== RECORDS SUPPLIED ==
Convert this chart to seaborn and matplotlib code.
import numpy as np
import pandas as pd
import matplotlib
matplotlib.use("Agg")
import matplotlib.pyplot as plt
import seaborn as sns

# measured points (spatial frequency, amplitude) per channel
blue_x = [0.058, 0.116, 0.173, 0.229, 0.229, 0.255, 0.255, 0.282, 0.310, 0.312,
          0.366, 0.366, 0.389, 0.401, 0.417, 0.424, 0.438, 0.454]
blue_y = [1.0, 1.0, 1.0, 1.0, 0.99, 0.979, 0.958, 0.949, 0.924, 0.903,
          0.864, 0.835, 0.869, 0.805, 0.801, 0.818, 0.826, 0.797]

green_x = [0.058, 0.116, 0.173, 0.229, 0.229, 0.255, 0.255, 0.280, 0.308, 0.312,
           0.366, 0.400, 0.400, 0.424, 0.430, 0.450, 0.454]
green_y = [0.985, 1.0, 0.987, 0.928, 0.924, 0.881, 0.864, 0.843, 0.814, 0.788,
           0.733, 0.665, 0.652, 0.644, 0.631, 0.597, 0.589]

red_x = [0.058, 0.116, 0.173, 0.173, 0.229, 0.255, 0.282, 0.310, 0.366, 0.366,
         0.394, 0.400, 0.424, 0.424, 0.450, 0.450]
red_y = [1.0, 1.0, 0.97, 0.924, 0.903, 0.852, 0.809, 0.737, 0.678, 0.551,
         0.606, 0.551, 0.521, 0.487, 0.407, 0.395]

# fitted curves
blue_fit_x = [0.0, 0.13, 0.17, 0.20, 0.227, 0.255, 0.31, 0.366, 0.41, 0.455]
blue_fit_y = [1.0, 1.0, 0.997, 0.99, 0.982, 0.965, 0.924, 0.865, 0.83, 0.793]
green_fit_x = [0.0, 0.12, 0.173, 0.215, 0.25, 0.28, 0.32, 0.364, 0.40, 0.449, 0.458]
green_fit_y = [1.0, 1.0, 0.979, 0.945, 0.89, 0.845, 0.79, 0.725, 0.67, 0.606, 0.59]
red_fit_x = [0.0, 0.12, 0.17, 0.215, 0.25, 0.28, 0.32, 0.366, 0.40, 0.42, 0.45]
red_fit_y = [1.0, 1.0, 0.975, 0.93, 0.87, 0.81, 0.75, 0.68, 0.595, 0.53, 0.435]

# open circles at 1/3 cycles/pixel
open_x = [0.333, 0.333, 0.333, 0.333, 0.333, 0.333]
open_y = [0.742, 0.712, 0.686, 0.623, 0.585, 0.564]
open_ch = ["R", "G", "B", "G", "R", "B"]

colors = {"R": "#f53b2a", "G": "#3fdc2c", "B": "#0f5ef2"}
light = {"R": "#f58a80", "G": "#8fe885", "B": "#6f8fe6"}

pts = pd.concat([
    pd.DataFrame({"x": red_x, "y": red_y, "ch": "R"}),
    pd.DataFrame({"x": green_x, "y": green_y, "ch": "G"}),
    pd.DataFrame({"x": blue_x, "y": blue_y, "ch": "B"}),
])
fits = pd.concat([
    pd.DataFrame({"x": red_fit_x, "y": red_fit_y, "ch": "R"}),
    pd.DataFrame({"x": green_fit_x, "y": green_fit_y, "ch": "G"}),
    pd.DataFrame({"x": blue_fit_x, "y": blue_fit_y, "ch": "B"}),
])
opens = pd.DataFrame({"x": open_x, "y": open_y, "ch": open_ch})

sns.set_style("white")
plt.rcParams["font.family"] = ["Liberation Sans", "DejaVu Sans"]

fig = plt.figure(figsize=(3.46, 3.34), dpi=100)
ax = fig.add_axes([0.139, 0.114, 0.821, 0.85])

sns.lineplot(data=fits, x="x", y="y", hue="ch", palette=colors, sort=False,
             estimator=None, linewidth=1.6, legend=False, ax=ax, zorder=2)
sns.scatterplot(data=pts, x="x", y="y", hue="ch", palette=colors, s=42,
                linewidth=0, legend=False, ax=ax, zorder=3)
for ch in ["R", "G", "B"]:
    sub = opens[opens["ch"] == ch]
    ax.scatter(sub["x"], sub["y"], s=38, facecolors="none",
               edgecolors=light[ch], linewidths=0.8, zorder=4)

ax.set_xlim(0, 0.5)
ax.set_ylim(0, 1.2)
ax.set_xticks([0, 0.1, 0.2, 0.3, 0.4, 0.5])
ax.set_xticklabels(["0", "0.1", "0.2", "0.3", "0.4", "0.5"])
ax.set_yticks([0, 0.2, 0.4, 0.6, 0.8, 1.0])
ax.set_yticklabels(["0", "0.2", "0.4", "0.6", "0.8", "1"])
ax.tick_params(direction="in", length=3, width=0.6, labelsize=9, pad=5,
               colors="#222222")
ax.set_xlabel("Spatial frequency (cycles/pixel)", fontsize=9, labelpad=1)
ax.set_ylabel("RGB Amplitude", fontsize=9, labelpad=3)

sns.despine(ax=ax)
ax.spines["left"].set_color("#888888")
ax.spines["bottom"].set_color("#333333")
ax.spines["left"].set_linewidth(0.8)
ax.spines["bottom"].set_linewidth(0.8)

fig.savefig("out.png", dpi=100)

--

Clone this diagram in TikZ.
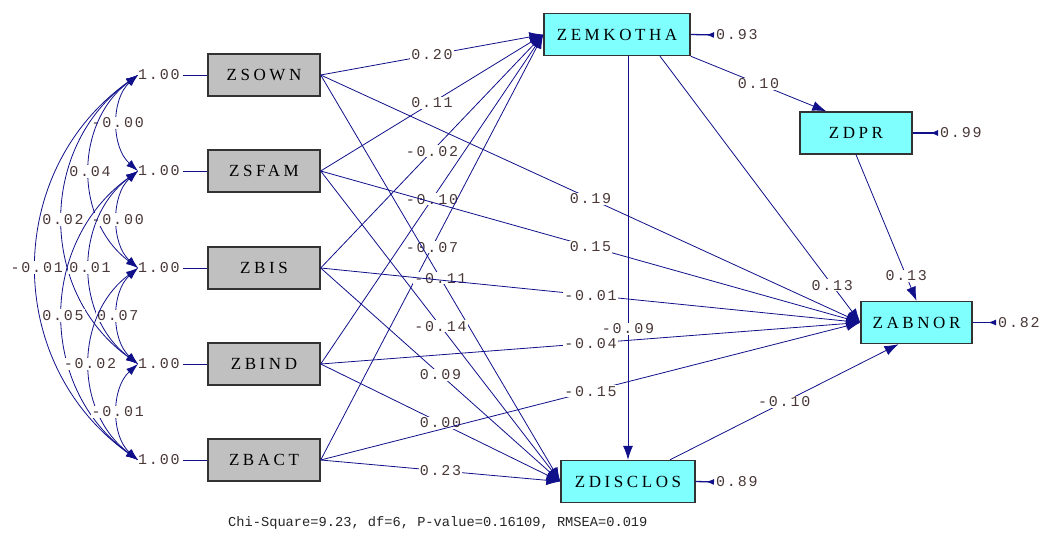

== TASK INSTRUCTIONS ==
Determine the number of lines where the string "this" occurs, and give that number only.

== CORRECT ANSWER ==
2